Saturday, January 28, 2006

Happy birthday, Rabbie...

The auld lad's still sounding wonderful a mere 210 years after his untimely demise.

I need a break between finishing Paradise Lost and starting Frankenstein, and I usually try to schedule that break to coincide with Robert Burns' birthday on 25 January. It's a good excuse to have a party that also has some cultural and educational merit: a Burns Supper.

Burns Suppers (or Burns Nights) vary in tone from quite elegant evenings with scholarly speeches and silver spoons to raucous events down the pub. The first year, I described the Burns Supper and had the students read "To a Mouse" and "Red, Red Rose." Last year, I brought in cakes and asked each student to read a Burns poem of his or her choice aloud.

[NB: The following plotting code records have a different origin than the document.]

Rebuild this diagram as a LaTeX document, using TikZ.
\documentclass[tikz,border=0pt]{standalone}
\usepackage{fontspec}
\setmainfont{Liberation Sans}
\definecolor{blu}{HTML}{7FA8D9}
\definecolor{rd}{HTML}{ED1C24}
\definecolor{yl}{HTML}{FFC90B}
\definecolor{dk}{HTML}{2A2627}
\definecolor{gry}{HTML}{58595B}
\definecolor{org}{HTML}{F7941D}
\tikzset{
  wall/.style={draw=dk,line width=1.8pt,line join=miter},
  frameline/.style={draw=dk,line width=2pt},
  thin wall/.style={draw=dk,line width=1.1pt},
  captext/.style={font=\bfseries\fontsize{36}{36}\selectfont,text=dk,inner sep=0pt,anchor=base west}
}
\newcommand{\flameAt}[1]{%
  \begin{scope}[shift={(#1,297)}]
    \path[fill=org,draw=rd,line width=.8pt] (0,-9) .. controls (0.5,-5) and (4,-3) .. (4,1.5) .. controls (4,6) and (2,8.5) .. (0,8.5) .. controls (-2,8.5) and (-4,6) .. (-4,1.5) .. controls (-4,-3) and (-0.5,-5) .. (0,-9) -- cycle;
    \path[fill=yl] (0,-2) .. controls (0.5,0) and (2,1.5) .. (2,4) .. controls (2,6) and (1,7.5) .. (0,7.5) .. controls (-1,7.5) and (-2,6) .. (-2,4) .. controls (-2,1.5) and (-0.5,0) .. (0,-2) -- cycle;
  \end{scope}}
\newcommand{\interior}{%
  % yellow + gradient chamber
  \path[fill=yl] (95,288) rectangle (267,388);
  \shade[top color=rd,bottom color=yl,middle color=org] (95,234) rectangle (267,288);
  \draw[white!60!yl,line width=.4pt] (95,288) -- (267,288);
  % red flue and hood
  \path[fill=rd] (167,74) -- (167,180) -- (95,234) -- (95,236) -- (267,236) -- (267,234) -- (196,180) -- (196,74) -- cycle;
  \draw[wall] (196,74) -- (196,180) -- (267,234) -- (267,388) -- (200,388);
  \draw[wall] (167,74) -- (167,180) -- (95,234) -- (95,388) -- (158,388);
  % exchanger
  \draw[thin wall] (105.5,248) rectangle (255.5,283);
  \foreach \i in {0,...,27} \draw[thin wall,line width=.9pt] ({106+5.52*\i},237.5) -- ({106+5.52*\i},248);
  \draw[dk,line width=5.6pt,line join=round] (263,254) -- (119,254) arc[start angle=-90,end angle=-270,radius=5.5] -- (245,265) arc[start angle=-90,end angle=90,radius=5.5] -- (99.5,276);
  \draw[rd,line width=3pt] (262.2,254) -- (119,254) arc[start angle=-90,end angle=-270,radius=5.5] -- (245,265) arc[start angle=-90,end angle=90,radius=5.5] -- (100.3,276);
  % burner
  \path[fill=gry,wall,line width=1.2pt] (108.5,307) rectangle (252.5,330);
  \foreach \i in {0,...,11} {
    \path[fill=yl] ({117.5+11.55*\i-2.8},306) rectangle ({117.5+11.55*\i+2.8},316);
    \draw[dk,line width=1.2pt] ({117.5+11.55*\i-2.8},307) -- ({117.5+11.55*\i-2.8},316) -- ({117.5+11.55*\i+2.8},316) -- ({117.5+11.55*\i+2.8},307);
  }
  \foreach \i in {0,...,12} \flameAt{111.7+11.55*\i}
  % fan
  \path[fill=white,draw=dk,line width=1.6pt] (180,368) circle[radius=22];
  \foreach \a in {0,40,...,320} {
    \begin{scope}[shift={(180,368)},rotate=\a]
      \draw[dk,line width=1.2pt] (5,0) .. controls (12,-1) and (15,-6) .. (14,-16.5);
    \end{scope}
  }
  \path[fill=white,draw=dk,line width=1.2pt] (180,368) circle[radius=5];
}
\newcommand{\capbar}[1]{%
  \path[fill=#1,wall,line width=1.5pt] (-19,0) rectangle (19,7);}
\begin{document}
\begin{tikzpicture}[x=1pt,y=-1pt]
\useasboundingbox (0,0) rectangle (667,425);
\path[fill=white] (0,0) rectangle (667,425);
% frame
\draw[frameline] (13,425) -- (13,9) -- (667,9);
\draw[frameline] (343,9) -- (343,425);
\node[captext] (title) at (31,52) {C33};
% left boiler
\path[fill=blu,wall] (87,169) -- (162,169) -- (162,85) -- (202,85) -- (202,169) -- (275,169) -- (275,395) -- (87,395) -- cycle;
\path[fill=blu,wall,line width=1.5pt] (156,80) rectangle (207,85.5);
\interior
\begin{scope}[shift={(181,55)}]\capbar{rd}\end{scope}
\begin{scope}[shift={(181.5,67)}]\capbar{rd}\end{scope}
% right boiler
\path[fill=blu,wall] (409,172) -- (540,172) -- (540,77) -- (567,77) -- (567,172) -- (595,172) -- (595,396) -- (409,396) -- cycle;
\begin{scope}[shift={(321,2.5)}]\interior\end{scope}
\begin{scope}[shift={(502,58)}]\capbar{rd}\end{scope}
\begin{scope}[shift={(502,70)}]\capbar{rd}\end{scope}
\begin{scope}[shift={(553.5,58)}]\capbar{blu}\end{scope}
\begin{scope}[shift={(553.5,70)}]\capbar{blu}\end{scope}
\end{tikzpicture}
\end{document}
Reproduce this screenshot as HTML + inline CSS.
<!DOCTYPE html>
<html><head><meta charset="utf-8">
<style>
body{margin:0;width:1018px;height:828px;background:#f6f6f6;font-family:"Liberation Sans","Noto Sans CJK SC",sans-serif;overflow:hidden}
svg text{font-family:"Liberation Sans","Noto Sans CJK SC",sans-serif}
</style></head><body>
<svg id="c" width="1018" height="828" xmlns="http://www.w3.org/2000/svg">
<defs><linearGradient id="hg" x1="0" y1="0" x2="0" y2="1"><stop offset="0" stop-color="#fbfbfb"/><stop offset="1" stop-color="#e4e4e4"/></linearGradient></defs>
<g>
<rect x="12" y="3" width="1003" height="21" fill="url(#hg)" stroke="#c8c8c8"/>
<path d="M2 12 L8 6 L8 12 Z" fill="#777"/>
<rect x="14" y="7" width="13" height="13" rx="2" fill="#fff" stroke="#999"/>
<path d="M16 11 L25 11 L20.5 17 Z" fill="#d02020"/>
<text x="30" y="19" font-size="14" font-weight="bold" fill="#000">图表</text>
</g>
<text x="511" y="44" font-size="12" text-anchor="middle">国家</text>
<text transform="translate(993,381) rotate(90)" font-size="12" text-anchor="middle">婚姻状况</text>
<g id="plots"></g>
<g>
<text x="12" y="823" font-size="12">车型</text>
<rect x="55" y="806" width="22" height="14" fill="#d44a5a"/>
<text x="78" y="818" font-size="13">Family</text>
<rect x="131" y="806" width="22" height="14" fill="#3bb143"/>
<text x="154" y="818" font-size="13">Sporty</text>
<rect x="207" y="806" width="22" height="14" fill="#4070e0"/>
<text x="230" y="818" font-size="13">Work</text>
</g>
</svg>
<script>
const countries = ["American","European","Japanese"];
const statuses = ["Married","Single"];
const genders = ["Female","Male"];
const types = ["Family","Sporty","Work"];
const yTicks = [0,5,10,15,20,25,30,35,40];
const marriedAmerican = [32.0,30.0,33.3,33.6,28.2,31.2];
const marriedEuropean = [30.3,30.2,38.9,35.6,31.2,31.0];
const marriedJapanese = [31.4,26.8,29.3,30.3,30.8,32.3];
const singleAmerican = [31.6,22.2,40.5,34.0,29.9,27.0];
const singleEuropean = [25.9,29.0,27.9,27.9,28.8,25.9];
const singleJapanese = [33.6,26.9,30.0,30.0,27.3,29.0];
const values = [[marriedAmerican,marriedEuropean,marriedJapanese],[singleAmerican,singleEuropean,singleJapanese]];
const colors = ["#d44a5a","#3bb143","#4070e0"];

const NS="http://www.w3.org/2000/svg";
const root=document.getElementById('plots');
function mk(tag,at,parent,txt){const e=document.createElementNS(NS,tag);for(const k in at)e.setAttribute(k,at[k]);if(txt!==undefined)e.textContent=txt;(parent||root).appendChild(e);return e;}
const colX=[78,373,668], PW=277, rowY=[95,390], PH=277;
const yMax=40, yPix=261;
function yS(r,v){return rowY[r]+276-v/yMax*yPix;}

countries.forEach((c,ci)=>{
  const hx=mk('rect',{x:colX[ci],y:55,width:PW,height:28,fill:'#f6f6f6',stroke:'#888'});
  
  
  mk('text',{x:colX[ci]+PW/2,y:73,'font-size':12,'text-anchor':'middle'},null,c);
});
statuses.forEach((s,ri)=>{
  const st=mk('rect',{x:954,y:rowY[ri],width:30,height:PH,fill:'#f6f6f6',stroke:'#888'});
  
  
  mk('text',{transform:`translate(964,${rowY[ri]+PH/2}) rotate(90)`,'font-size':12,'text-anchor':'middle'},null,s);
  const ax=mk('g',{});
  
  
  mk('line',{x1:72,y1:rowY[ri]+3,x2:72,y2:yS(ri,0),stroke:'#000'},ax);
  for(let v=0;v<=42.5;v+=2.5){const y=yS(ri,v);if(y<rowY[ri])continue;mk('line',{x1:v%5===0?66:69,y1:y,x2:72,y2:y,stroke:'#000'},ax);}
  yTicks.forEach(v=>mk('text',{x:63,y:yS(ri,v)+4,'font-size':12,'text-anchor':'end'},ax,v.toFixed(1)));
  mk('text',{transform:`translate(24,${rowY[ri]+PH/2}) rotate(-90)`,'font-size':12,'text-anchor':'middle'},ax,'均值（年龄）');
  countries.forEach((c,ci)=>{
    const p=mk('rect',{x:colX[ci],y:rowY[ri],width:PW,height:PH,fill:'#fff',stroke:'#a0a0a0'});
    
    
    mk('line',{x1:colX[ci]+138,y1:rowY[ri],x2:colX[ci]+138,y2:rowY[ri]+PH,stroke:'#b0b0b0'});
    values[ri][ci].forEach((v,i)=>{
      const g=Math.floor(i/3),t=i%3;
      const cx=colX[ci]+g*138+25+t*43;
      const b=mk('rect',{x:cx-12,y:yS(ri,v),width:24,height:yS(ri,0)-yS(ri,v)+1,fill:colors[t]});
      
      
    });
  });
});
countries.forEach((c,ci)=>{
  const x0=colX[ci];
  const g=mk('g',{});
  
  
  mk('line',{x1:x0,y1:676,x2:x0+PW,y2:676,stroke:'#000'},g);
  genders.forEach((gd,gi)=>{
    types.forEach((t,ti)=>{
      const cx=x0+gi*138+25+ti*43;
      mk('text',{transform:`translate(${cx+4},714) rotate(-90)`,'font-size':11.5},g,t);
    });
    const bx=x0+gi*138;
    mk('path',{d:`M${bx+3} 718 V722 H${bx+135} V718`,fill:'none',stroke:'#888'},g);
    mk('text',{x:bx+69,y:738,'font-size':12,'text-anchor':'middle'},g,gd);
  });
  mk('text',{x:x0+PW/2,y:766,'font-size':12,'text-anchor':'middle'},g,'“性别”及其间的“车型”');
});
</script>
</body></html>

This year, I decided that it would be good to have as fully-developed a "supper" as possible. No John Barleycorn and no haggis, but plenty of food and everything as student-driven as possible. So my students and I spent the last week planning the parties (one in each of the four sections of the course I teach), inviting other teachers and friends to join us, choosing and rehearsing poetry, and writing speeches and toasts.

I'm always slightly amazed by how much students can accomplish when they're given some clear directions and some flexibility in choices. Not only did they lay out some very impressive spreads (including two very authentic and delicious trifles!), they all did very well with their poetry readings -- even the students who read in Scots. (Although they did complain quite a bit that "this isn't English," to which I replied, "No, it isn't. The dictionary link is on your handout.") We had outside guests in all but one of the classes, and the students seemed to have a good time. Particularly in the class that discovered the poem entitled "Cock Up Your Beaver, Johnny," which is a completely innocuous poem about putting a feather in one's hat, but has the opportunity for all sorts of vulgar jokes in modern parlance.

As much fun as it all was, I think that next year I'm just going to do one big supper as an on-campus field trip. I'll pull all my classes out for the middle of the day, serve an authentic Scottish lunch, and augment the poetry by some Scottish dancers and pipers. Doing three parties in three periods on an accelerated schedule day was just too much running around.